• Maine Board of Corrections seeks emergency funds to keep jails operating
    Posted On: Jan 26, 2015

    The board's executive director says it doesn't have authority to spend the money because of vacant seats that Gov. Paul LePage has refused to fill.

    AUGUSTA — Members of the depleted Maine Board of Corrections appealed to state lawmakers Tuesday for a $2.5 million emergency spending bill they say is needed to avoid furloughing inmates.

    However, the board would not be able to spend the money because Gov. Paul LePage has refused to appoint enough members to provide a quorum, according to the board’s outgoing executive director.

    The governor has said he has no intention of nominating members to a board that he views as ineffective and unaccountable.

    The board has five seats but only two are currently filled.

    Lawmakers from both parties criticized the governor for his stand Tuesday, and members of the criminal justice and budget writing committees briefly discussed changing the law to allow the Legislature to appoint corrections board members. Only the governor is authorized to make appointments now.

    Rep. John Martin, D-Eagle Lake, said he has told jail administrators in Aroostook County that if LePage won’t appoint board members then they should consider throwing inmates “out of jail, put them on the streets. … When the crisis occurs and you have 50 prisoners running around, somebody might just become concerned.”

    After questioning Ryan Thornell, outgoing director of the Board of Corrections, Rep. Robert Nutting, R-Oakland, said the governor has hamstrung the board.
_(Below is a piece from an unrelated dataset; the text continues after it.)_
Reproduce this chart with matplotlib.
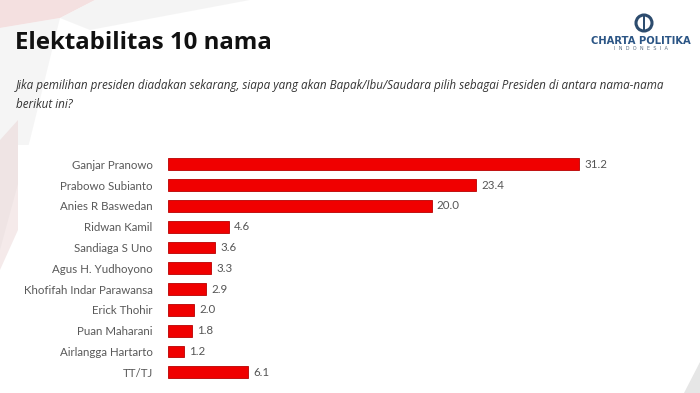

    “That just seems unacceptable by the executive, but that’s just me,” Nutting said.

    Adrienne Bennett, the governor’s spokeswoman, said the governor has made it clear that he won’t appoint any new board members until lawmakers and corrections officials form a plan to overhaul an inefficient county jail system.
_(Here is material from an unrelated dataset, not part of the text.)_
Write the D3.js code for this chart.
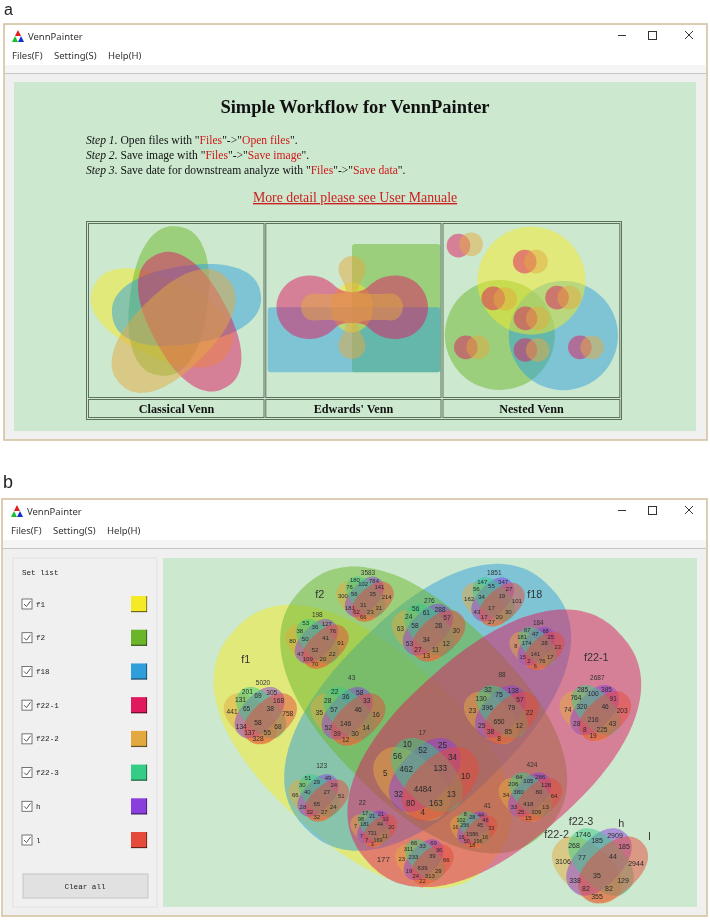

    In 2008, the Legislature and Democratic Gov. John Baldacci authorized a consolidation bill that divided funding for jail operations between county property taxes and the state. The county funding was capped at 2009 levels, while the state would pay for budget increases. Local taxpayers still pay for most of the jail operations, $62 million per year.

    LePage has said the consolidation plan is a failure, citing repeated supplemental budget requests as evidence that splitting control over the jails is not working. He said last week that either the state or the counties should take charge of jail operations.

    “I will not take good money, good taxpayer money, and throw it after bad money. That system is made to fail. It cannot work,” he said last week. “You get the operators of the jails to make all of the decisions and then you send the bill to the governor.”

    LePage said last week that whoever is covering the cost of operating the jails should be in charge of running them, and that the current system has wasted money.

    Bennett reiterated that point Tuesday.

    “The Legislature has the authority to restructure the system,” Bennett said. “It just seems like the Legislature wants to pass the buck on this issue. The governor has made it clear that he won’t support the current system and he won’t nominate board members until it’s changed.”

    Thornell told lawmakers Tuesday that five jails, including Cumberland County’s, will run out of operating funds before the close of the fiscal year June 30. Cumberland County, he noted in written testimony, needs $596,000 to continue operations. Aroostook County needs $782,000; Penobscot, $563,00; York, $396,000; and Androscoggin, $151,000.

    Thornell defended the board’s oversight of the jail system. He noted that revenues and expenditures were on target in the fiscal year that ended June 30 of last year. However, a spike in pre-trial inmates held at some jails and a decrease in revenue from holding state and federal prisoners has blown a hole in the overall budget since then. In some instances, he said, the board reallocated funding from county jails that were under budget to those that were struggling financially.

    Thornell also said that consolidation had saved more than $287 million in property taxes since fiscal year 2010.

    Some lawmakers questioned why the jail system is still facing problems, and board members said the unfilled seats are one reason.

    Joel Merry, one of two remaining members of the voting board, said the panel has a slate of changes “a half-inch thick” but has been unable to implement them without a quorum.

    Thornell said that while lawmakers gave more authority – and $1.2 million in additional funding – to the board in 2014, that can be undercut by just one noncompliant county.

    “At end of day, no matter what strength you give the board of corrections, if a county refuses to implement one of the rules, you end up in a courtroom,” he said. In some instances, county jails have argued over the cost of housing inmates from other facilities, for example.

    How the current standoff with Gov. LePage might be resolved is unclear. Several members of the committee discussed changing the law to allow the Legislature to appoint the remaining members to the five-member board. However, the governor would likely veto such a change, meaning two-thirds of the Republican-controlled Senate and the Democrat-controlled House would have to vote to override.